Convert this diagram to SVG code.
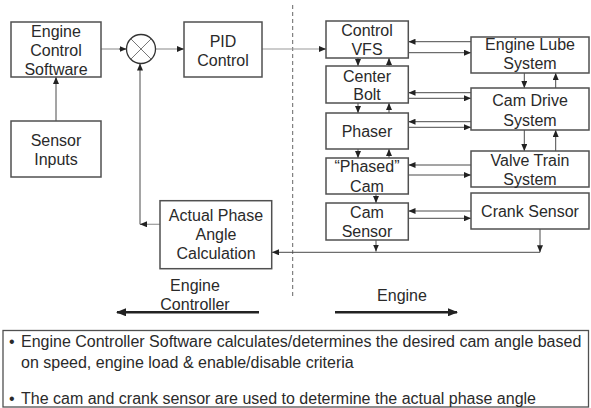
<svg xmlns="http://www.w3.org/2000/svg" width="591" height="408" viewBox="0 0 591 408">
<defs>
<style>
.box{fill:#fff;stroke:#505050;stroke-width:1.5}
.t{font-family:"Liberation Sans",Arial,sans-serif;font-size:16px;fill:#2a2a2a;text-anchor:middle}
.b{font-family:"Liberation Sans",Arial,sans-serif;font-size:16px;fill:#2a2a2a}
.c{fill:none;stroke:#4a4a4a;stroke-width:1;marker-end:url(#ah)}
.cl{fill:none;stroke:#9a9a9a;stroke-width:1.2}
.big{fill:none;stroke:#222;stroke-width:2.6;marker-end:url(#bh)}
</style>
<marker id="ah" markerUnits="userSpaceOnUse" markerWidth="7" markerHeight="6" refX="7" refY="3" orient="auto"><path d="M0,0L7,3L0,6z" fill="#222"/></marker>
<marker id="bh" markerUnits="userSpaceOnUse" markerWidth="10" markerHeight="8" refX="9" refY="4" orient="auto"><path d="M0,0L10,4L0,8z" fill="#222"/></marker>
</defs>
<rect width="591" height="408" fill="#fff"/>
<line x1="292.7" y1="5" x2="292.7" y2="298" stroke="#666" stroke-width="1" stroke-dasharray="4,3"/>

<g id="connectors">
<line class="c" x1="56" y1="121" x2="56" y2="77"/>
<line class="cl" x1="101" y1="49" x2="120" y2="49"/>
<line class="c" x1="119" y1="49" x2="126.5" y2="49"/>
<line class="cl" x1="155.5" y1="49" x2="178" y2="49"/>
<line class="c" x1="177" y1="49" x2="184" y2="49"/>
<line class="cl" x1="262" y1="49" x2="320" y2="49"/>
<line class="c" x1="319" y1="49" x2="326" y2="49"/>
<line class="cl" x1="160" y1="224.3" x2="146" y2="224.3"/>
<line class="c" x1="147" y1="224.3" x2="140" y2="224.3"/>
<line class="c" x1="140" y1="224.3" x2="140" y2="63.5"/>
<line class="c" x1="540" y1="252.3" x2="272" y2="252.3"/>
<line class="c" x1="540" y1="229" x2="540" y2="252.3"/>
<line class="c" x1="376" y1="240" x2="376" y2="251.5"/>
<line class="c" x1="471" y1="41.7" x2="408.5" y2="41.7"/>
<line class="c" x1="408.5" y1="52.7" x2="471" y2="52.7"/>
<line class="c" x1="358" y1="58" x2="358" y2="66"/>
<line class="c" x1="389" y1="66" x2="389" y2="58"/>
<line class="c" x1="471" y1="92.7" x2="408.5" y2="92.7"/>
<line class="c" x1="408.5" y1="98.3" x2="471" y2="98.3"/>
<line class="c" x1="358" y1="103" x2="358" y2="113"/>
<line class="c" x1="389" y1="113" x2="389" y2="103"/>
<line class="c" x1="471" y1="121.7" x2="408.5" y2="121.7"/>
<line class="c" x1="408.5" y1="127.3" x2="471" y2="127.3"/>
<line class="c" x1="524.3" y1="73" x2="524.3" y2="88"/>
<line class="c" x1="555.7" y1="88" x2="555.7" y2="73"/>
<line class="c" x1="524.3" y1="130" x2="524.3" y2="151"/>
<line class="c" x1="555.7" y1="151" x2="555.7" y2="130"/>
<line class="c" x1="358" y1="149" x2="358" y2="158"/>
<line class="c" x1="389" y1="158" x2="389" y2="149"/>
<line class="c" x1="471" y1="165" x2="408.5" y2="165"/>
<line class="c" x1="408.5" y1="175" x2="471" y2="175"/>
<line class="c" x1="376" y1="194" x2="376" y2="203"/>
<line class="c" x1="471" y1="211" x2="408.5" y2="211"/>
<line class="c" x1="408.5" y1="218.3" x2="471" y2="218.3"/>
<line class="big" x1="259" y1="312.3" x2="117" y2="312.3"/>
<line class="big" x1="335" y1="312.3" x2="457" y2="312.3"/>
</g>

<g id="ecs"><rect class="box" x="11" y="22" width="90" height="55"/>
<text class="t" x="56" y="36.5">Engine</text><text class="t" x="56" y="55.7">Control</text><text class="t" x="56" y="75">Software</text></g>
<g id="sensor-inputs"><rect class="box" x="11" y="121" width="90" height="56"/>
<text class="t" x="56" y="145.7">Sensor</text><text class="t" x="56" y="165">Inputs</text></g>
<g id="sum"><circle cx="141" cy="49" r="14.5" fill="#fff" stroke="#333" stroke-width="1.3"/>
<path d="M130.7,38.7L151.3,59.3M151.3,38.7L130.7,59.3" stroke="#777" stroke-width="1"/></g>
<g id="pid"><rect class="box" x="184" y="22" width="78" height="55"/>
<text class="t" x="223" y="46.7">PID</text><text class="t" x="223" y="65.7">Control</text></g>
<g id="apac"><rect class="box" x="160" y="200.7" width="111.7" height="68"/>
<text class="t" x="216" y="221">Actual Phase</text><text class="t" x="216" y="240">Angle</text><text class="t" x="216" y="259.3">Calculation</text></g>

<g id="vfs"><rect class="box" x="326" y="21" width="82.3" height="37"/>
<text class="t" x="367" y="36">Control</text><text class="t" x="367" y="55">VFS</text></g>
<g id="bolt"><rect class="box" x="326" y="66" width="82.3" height="37"/>
<text class="t" x="367" y="81.7">Center</text><text class="t" x="367" y="100">Bolt</text></g>
<g id="phaser"><rect class="box" x="326" y="113" width="82.3" height="36"/>
<text class="t" x="367" y="136.7">Phaser</text></g>
<g id="phased-cam"><rect class="box" x="326" y="158" width="82.3" height="36"/>
<text class="t" x="367" y="172.3">“Phased”</text><text class="t" x="367" y="191.5">Cam</text></g>
<g id="cam-sensor"><rect class="box" x="326" y="203" width="82.3" height="37"/>
<text class="t" x="367" y="218.3">Cam</text><text class="t" x="367" y="237.3">Sensor</text></g>

<g id="lube"><rect class="box" x="471" y="37" width="118" height="36"/>
<text class="t" x="530" y="50">Engine Lube</text><text class="t" x="530" y="69.3">System</text></g>
<g id="drive"><rect class="box" x="471" y="88" width="118" height="42"/>
<text class="t" x="530" y="106">Cam Drive</text><text class="t" x="530" y="125.7">System</text></g>
<g id="valve"><rect class="box" x="471" y="151" width="118" height="36"/>
<text class="t" x="530" y="166">Valve Train</text><text class="t" x="530" y="185">System</text></g>
<g id="crank"><rect class="box" x="471" y="193" width="118" height="36"/>
<text class="t" x="530" y="217.3">Crank Sensor</text></g>

<text class="t" x="195" y="291">Engine</text>
<text class="t" x="195" y="310">Controller</text>
<text class="t" x="402" y="301">Engine</text>

<g id="notes"><rect x="3" y="330.5" width="585.5" height="76.5" fill="#fff" stroke="#505050" stroke-width="1.3"/>
<text class="b" x="9" y="347">•</text><text class="b" x="21" y="347">Engine Controller Software calculates/determines the desired cam angle based</text>
<text class="b" x="21" y="368">on speed, engine load &amp; enable/disable criteria</text>
<text class="b" x="9" y="404">•</text><text class="b" x="21" y="404">The cam and crank sensor are used to determine the actual phase angle</text></g>
</svg>
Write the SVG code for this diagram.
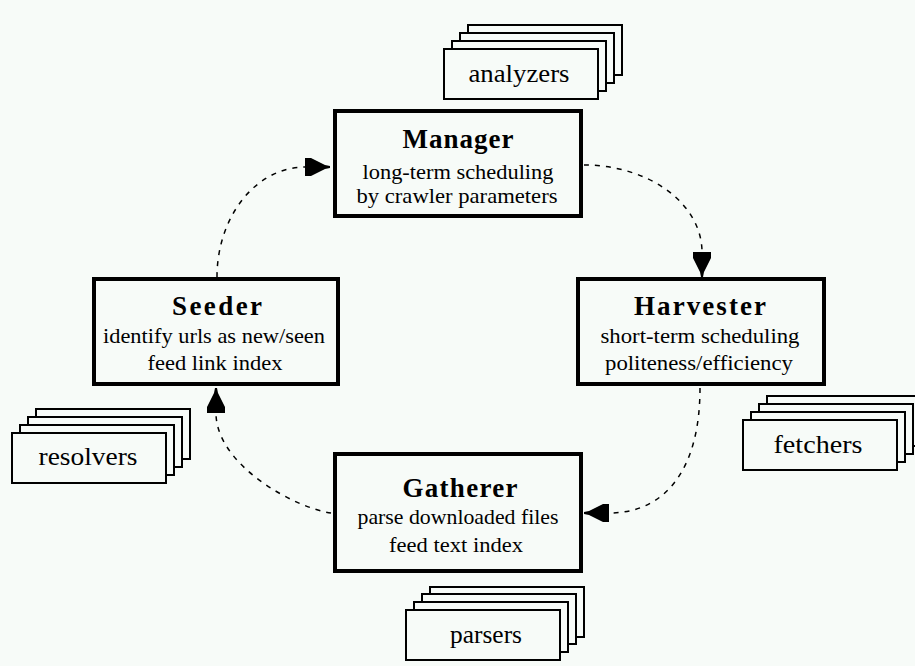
<svg xmlns="http://www.w3.org/2000/svg" width="915" height="666" viewBox="0 0 915 666">
<style>
.bg{fill:#f7fbf8}
.node{fill:#f7fbf8;stroke:#000;stroke-width:4}
.stk{fill:#f7fbf8;stroke:#000;stroke-width:2}
.title{font-family:"Liberation Serif","Times New Roman",serif;font-weight:bold;font-size:27px;fill:#000;text-anchor:middle}
.sub{font-family:"Liberation Serif","Times New Roman",serif;font-size:22px;fill:#000;text-anchor:middle}
.lab{font-family:"Liberation Serif","Times New Roman",serif;font-size:26px;fill:#000;text-anchor:middle}
.conn{fill:none;stroke:#000;stroke-width:1.5;stroke-dasharray:5 6}
</style>
<defs>
<marker id="ah" markerUnits="userSpaceOnUse" viewBox="0 -10 26 20" refX="0" refY="0" markerWidth="26" markerHeight="20" orient="auto">
<path d="M0,-9 L6,-9 L20,-2 L25,-1 L25,1 L20,2 L6,9 L0,9 Z" fill="#000"/>
</marker>
</defs>
<rect class="bg" x="0" y="0" width="915" height="666"/>

<g id="connectors">
<path class="conn" d="M584,165 A118,87 0 0 1 702,252" marker-end="url(#ah)"/>
<path class="conn" d="M700,388 C700,470 665,513 609,513" marker-end="url(#ah)"/>
<path class="conn" d="M331,513 C295,508 216,465 216,413" marker-end="url(#ah)"/>
<path class="conn" d="M217,277 A88,110 0 0 1 305,167" marker-end="url(#ah)"/>
</g>

<g id="analyzers">
<rect class="stk" x="468" y="25" width="154" height="50"/>
<rect class="stk" x="460" y="33" width="154" height="50"/>
<rect class="stk" x="452" y="41" width="154" height="50"/>
<rect class="stk" x="444" y="49" width="154" height="50"/>
<text class="lab" x="519" y="82" textLength="101" lengthAdjust="spacingAndGlyphs">analyzers</text>
</g>

<g id="manager">
<rect class="node" x="335" y="111" width="246" height="105"/>
<text class="title" x="458" y="148" textLength="111">Manager</text>
<text class="sub" x="458" y="179" textLength="191" lengthAdjust="spacingAndGlyphs">long-term scheduling</text>
<text class="sub" x="457" y="203" textLength="201" lengthAdjust="spacingAndGlyphs">by crawler parameters</text>
</g>

<g id="harvester">
<rect class="node" x="578" y="279" width="246" height="105"/>
<text class="title" x="700" y="315" textLength="132">Harvester</text>
<text class="sub" x="700" y="343" textLength="199" lengthAdjust="spacingAndGlyphs">short-term scheduling</text>
<text class="sub" x="699" y="370" textLength="188" lengthAdjust="spacingAndGlyphs">politeness/efficiency</text>
</g>

<g id="fetchers">
<rect class="stk" x="767" y="396" width="154" height="50"/>
<rect class="stk" x="759" y="404" width="154" height="50"/>
<rect class="stk" x="751" y="412" width="154" height="50"/>
<rect class="stk" x="743" y="420" width="154" height="50"/>
<text class="lab" x="818" y="453" textLength="89" lengthAdjust="spacingAndGlyphs">fetchers</text>
</g>

<g id="seeder">
<rect class="node" x="94" y="279" width="244" height="105"/>
<text class="title" x="217" y="315" textLength="90">Seeder</text>
<text class="sub" x="214" y="343" textLength="222" lengthAdjust="spacingAndGlyphs">identify urls as new/seen</text>
<text class="sub" x="215" y="370" textLength="135" lengthAdjust="spacingAndGlyphs">feed link index</text>
</g>

<g id="resolvers">
<rect class="stk" x="36" y="409" width="154" height="50"/>
<rect class="stk" x="28" y="417" width="154" height="50"/>
<rect class="stk" x="20" y="425" width="154" height="50"/>
<rect class="stk" x="12" y="433" width="154" height="50"/>
<text class="lab" x="88" y="465" textLength="99" lengthAdjust="spacingAndGlyphs">resolvers</text>
</g>

<g id="gatherer">
<rect class="node" x="335" y="454" width="246" height="117"/>
<text class="title" x="460" y="497" textLength="115">Gatherer</text>
<text class="sub" x="458" y="524" textLength="201" lengthAdjust="spacingAndGlyphs">parse downloaded files</text>
<text class="sub" x="456" y="552" textLength="134" lengthAdjust="spacingAndGlyphs">feed text index</text>
</g>

<g id="parsers">
<rect class="stk" x="430" y="587" width="154" height="50"/>
<rect class="stk" x="422" y="594" width="154" height="50"/>
<rect class="stk" x="414" y="602" width="154" height="50"/>
<rect class="stk" x="406" y="610" width="154" height="50"/>
<text class="lab" x="486" y="643" textLength="72" lengthAdjust="spacingAndGlyphs">parsers</text>
</g>
</svg>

--------------------------------------------------

• **DESCRIPTION OF THE TASK**: Gather every line from the listing above in which the word "this" appears.

• **TASK RESPONSE**:
Convert this diagram to SVG code.
Write the SVG code for this diagram.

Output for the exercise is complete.